=== Short problem ===
Line by line, repeat the data below exactly, beginning at the first line and ending at the line with "0.8, 0.9, 1];". Omit pictures.

=== Data lines ===
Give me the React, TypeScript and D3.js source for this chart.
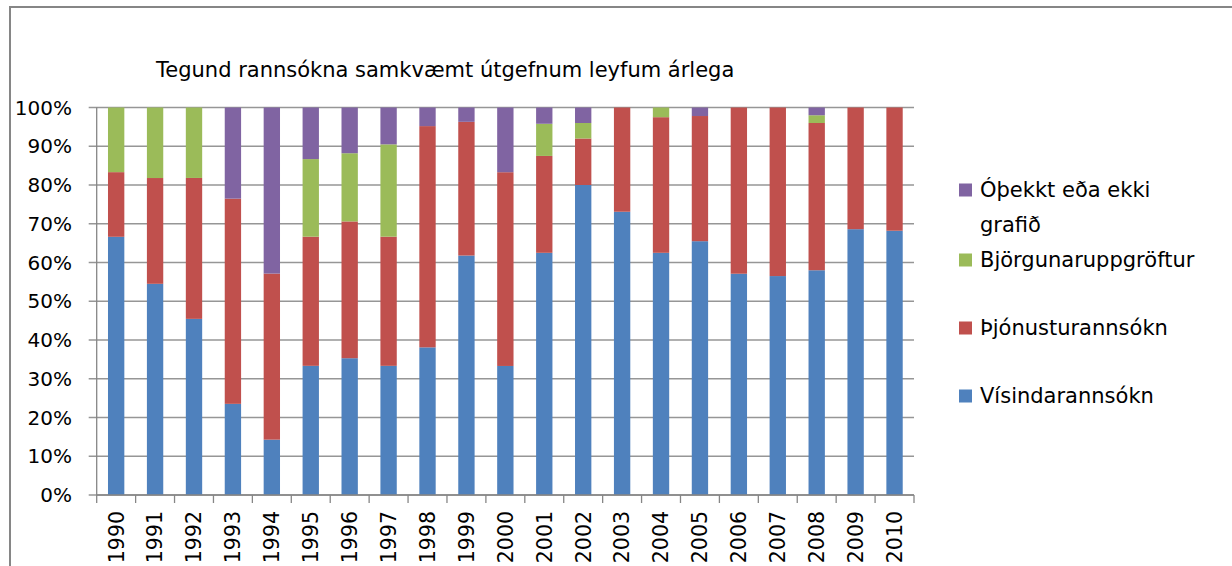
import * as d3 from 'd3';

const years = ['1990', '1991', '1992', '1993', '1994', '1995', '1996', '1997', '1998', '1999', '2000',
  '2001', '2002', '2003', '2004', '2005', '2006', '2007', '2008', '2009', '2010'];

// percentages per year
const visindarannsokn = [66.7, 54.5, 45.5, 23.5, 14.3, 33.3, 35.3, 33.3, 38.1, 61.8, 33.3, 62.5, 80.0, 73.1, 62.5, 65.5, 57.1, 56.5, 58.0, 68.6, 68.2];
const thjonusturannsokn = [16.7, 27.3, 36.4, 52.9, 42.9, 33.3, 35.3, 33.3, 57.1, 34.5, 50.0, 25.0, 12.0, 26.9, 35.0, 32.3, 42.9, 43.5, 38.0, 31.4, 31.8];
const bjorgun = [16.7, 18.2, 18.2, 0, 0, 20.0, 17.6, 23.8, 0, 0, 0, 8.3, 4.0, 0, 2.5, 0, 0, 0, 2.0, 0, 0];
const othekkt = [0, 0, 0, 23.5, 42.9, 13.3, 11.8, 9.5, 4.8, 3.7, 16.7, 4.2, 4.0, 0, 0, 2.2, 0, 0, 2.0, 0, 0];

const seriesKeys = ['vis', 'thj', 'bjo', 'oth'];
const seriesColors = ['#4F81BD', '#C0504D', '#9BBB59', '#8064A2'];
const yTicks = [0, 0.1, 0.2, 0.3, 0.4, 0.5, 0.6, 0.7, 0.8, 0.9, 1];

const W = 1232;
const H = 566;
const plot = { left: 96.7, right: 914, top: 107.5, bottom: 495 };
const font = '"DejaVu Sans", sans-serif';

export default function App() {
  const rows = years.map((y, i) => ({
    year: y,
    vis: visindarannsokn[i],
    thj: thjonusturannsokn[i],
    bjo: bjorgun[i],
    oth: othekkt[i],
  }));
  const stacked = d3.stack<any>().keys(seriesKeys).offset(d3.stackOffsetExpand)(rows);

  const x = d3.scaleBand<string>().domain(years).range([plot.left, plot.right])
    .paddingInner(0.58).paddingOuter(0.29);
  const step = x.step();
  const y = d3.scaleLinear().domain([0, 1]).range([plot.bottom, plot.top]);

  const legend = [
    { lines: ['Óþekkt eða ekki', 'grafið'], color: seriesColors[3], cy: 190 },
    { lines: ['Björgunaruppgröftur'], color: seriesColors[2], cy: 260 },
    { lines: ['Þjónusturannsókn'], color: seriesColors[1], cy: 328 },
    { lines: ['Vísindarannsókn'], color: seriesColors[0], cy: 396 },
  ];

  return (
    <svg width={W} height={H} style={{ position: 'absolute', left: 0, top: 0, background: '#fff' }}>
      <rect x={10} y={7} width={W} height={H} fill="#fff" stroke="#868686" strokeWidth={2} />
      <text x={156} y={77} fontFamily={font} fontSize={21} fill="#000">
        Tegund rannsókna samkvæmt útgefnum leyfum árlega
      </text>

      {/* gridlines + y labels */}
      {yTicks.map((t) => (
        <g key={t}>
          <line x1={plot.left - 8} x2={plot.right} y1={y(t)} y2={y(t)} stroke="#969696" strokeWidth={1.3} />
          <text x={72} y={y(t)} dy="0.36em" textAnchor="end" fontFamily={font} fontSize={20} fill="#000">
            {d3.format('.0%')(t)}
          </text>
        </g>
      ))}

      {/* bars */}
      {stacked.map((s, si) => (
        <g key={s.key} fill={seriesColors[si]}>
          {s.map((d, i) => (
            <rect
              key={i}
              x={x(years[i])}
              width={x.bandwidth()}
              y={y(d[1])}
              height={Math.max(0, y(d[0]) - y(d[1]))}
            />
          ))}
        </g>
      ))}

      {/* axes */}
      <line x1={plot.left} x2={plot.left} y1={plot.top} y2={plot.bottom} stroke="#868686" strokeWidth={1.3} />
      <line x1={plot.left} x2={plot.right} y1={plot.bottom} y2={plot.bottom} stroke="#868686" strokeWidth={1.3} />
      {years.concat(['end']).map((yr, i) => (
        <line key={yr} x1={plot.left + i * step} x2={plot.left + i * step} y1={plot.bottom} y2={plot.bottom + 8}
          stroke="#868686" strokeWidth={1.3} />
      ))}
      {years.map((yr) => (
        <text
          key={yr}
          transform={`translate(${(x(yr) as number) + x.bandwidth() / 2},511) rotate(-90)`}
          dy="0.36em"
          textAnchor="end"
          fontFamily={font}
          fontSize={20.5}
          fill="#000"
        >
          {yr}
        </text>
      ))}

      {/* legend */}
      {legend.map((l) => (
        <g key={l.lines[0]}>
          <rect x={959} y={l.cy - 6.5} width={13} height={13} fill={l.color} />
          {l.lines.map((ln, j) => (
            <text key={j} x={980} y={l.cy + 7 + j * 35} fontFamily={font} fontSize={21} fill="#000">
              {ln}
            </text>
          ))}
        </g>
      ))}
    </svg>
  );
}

=== Answer to the exercise ===
Give me the React, TypeScript and D3.js source for this chart.
import * as d3 from 'd3';

const years = ['1990', '1991', '1992', '1993', '1994', '1995', '1996', '1997', '1998', '1999', '2000',
  '2001', '2002', '2003', '2004', '2005', '2006', '2007', '2008', '2009', '2010'];

// percentages per year
const visindarannsokn = [66.7, 54.5, 45.5, 23.5, 14.3, 33.3, 35.3, 33.3, 38.1, 61.8, 33.3, 62.5, 80.0, 73.1, 62.5, 65.5, 57.1, 56.5, 58.0, 68.6, 68.2];
const thjonusturannsokn = [16.7, 27.3, 36.4, 52.9, 42.9, 33.3, 35.3, 33.3, 57.1, 34.5, 50.0, 25.0, 12.0, 26.9, 35.0, 32.3, 42.9, 43.5, 38.0, 31.4, 31.8];
const bjorgun = [16.7, 18.2, 18.2, 0, 0, 20.0, 17.6, 23.8, 0, 0, 0, 8.3, 4.0, 0, 2.5, 0, 0, 0, 2.0, 0, 0];
const othekkt = [0, 0, 0, 23.5, 42.9, 13.3, 11.8, 9.5, 4.8, 3.7, 16.7, 4.2, 4.0, 0, 0, 2.2, 0, 0, 2.0, 0, 0];

const seriesKeys = ['vis', 'thj', 'bjo', 'oth'];
const seriesColors = ['#4F81BD', '#C0504D', '#9BBB59', '#8064A2'];
const yTicks = [0, 0.1, 0.2, 0.3, 0.4, 0.5, 0.6, 0.7, 0.8, 0.9, 1];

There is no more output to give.